Collected material
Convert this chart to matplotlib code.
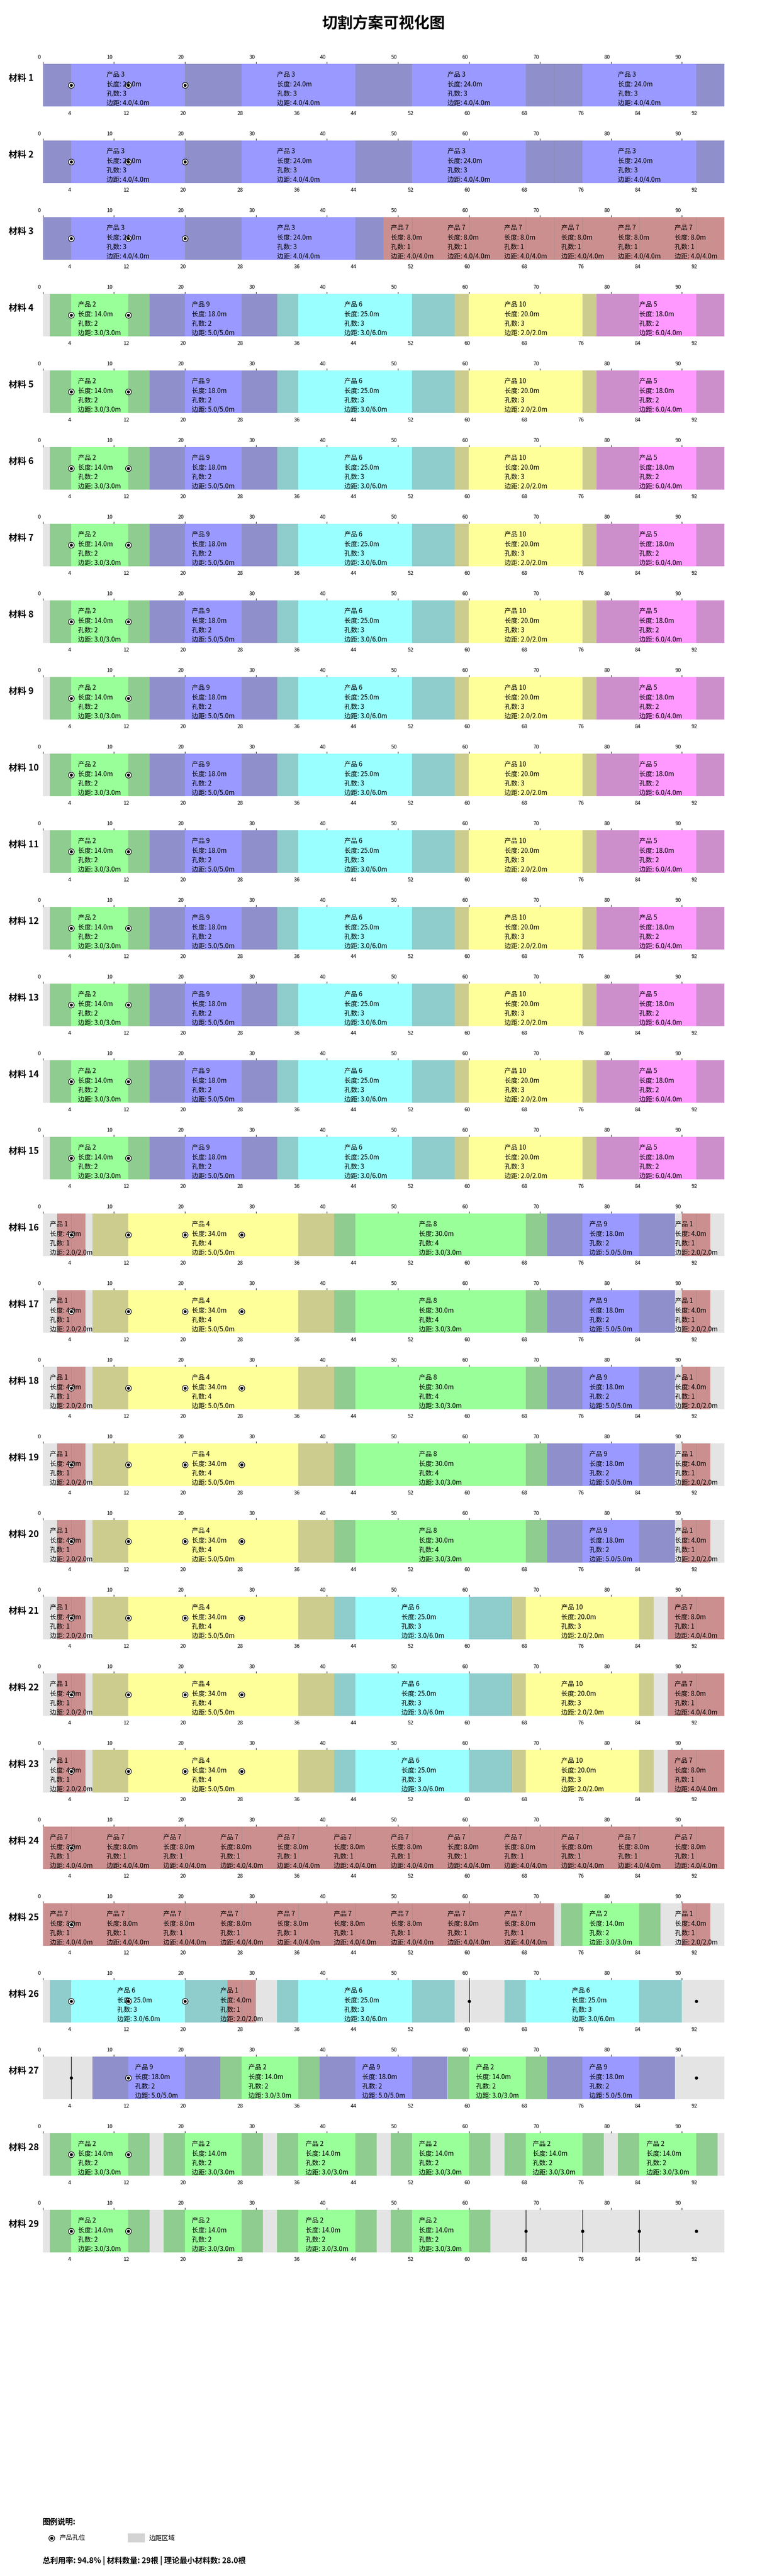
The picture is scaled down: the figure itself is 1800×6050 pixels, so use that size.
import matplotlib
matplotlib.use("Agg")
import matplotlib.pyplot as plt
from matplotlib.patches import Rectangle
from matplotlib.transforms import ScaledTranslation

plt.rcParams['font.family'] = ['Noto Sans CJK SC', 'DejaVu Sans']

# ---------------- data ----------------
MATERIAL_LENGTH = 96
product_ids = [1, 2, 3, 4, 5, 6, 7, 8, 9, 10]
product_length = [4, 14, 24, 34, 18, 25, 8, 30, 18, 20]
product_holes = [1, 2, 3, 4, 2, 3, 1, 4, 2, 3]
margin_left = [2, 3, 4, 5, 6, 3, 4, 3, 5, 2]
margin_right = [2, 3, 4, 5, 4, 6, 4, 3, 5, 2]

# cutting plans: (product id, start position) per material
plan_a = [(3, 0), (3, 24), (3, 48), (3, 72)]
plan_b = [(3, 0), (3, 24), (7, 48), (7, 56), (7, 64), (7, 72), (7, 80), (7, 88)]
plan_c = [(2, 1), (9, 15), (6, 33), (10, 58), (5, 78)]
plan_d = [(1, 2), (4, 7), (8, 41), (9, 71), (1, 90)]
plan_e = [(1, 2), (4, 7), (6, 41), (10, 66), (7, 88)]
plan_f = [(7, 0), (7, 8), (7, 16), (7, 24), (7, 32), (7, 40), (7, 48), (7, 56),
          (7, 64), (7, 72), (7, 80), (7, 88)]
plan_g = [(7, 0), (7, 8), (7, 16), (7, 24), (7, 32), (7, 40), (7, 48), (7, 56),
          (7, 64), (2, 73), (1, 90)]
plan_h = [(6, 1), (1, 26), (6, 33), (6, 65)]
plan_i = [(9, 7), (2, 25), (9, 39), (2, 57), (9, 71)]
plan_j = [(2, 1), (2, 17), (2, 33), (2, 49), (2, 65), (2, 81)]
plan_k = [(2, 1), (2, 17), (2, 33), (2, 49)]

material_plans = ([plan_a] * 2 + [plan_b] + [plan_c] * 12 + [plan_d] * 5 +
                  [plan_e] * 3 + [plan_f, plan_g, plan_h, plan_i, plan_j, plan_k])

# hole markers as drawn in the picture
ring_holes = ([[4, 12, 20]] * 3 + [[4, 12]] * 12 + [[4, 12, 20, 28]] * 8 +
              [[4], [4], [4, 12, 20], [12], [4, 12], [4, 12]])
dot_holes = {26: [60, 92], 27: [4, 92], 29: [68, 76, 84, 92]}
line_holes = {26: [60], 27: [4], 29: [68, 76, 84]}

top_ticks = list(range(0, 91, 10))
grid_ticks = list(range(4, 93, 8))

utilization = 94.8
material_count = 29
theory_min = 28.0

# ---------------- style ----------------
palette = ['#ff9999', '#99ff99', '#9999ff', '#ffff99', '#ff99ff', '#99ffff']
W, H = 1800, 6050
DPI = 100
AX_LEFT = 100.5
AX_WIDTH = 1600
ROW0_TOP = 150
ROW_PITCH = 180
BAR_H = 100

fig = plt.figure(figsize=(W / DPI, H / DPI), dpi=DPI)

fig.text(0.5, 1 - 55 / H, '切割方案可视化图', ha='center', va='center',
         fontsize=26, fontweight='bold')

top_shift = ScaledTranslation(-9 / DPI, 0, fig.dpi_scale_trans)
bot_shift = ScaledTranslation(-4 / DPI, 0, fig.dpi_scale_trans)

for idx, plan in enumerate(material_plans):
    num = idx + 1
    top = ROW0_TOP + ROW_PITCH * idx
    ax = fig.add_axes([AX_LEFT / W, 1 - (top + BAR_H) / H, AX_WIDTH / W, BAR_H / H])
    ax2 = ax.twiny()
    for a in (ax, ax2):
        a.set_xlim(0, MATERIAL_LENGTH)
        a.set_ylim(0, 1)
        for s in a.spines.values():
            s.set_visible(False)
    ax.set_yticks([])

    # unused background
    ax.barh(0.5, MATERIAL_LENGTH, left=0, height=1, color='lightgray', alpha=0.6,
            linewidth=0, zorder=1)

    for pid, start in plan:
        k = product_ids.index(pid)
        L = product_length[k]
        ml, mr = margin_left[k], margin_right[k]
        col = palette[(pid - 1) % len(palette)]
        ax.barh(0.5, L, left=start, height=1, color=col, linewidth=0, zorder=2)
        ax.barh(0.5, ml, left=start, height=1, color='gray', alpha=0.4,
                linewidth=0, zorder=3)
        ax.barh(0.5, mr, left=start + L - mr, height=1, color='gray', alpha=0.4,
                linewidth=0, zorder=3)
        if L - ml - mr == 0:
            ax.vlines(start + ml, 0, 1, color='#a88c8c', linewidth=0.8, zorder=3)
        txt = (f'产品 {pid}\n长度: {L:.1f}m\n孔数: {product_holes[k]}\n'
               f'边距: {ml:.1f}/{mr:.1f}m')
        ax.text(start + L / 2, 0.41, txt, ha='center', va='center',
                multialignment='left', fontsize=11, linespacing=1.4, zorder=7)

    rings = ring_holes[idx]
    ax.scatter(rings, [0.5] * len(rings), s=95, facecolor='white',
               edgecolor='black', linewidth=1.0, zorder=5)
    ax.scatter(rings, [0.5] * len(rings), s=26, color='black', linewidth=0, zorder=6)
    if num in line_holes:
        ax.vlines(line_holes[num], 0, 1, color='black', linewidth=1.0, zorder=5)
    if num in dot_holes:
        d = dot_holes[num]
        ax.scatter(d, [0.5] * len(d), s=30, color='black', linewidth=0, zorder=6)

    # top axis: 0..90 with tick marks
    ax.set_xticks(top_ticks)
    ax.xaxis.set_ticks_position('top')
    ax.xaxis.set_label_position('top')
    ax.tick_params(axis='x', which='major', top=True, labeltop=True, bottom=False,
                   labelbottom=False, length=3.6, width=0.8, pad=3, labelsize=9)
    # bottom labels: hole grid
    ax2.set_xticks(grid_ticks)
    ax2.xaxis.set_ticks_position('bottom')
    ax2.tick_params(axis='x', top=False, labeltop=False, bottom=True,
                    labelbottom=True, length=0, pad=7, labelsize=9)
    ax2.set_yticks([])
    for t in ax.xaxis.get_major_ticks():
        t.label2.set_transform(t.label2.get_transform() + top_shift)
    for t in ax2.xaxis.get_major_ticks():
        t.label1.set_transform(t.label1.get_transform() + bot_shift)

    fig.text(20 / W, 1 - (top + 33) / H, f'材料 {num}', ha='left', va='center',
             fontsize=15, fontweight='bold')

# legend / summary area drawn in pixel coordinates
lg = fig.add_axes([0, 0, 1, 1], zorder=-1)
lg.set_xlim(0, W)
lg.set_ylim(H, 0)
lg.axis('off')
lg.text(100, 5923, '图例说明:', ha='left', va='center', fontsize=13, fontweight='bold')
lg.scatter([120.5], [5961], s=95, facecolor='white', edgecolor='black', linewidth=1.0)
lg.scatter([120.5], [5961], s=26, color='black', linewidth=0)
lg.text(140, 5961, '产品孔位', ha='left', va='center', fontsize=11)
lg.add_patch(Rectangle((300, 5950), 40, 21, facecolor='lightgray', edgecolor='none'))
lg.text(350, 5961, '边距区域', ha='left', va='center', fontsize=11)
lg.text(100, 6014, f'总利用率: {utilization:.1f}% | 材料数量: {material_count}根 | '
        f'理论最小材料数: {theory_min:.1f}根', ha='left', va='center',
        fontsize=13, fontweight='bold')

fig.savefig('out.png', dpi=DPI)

Set task
Repeat only what lies between the start of the data and the end of the line containing "margin_right = [2, 3, 4, 5, 4, 6, 4, 3, 5, 2]", exactly, with pictures left out.

Final result
Convert this chart to matplotlib code.
The picture is scaled down: the figure itself is 1800×6050 pixels, so use that size.
import matplotlib
matplotlib.use("Agg")
import matplotlib.pyplot as plt
from matplotlib.patches import Rectangle
from matplotlib.transforms import ScaledTranslation

plt.rcParams['font.family'] = ['Noto Sans CJK SC', 'DejaVu Sans']

# ---------------- data ----------------
MATERIAL_LENGTH = 96
product_ids = [1, 2, 3, 4, 5, 6, 7, 8, 9, 10]
product_length = [4, 14, 24, 34, 18, 25, 8, 30, 18, 20]
product_holes = [1, 2, 3, 4, 2, 3, 1, 4, 2, 3]
margin_left = [2, 3, 4, 5, 6, 3, 4, 3, 5, 2]
margin_right = [2, 3, 4, 5, 4, 6, 4, 3, 5, 2]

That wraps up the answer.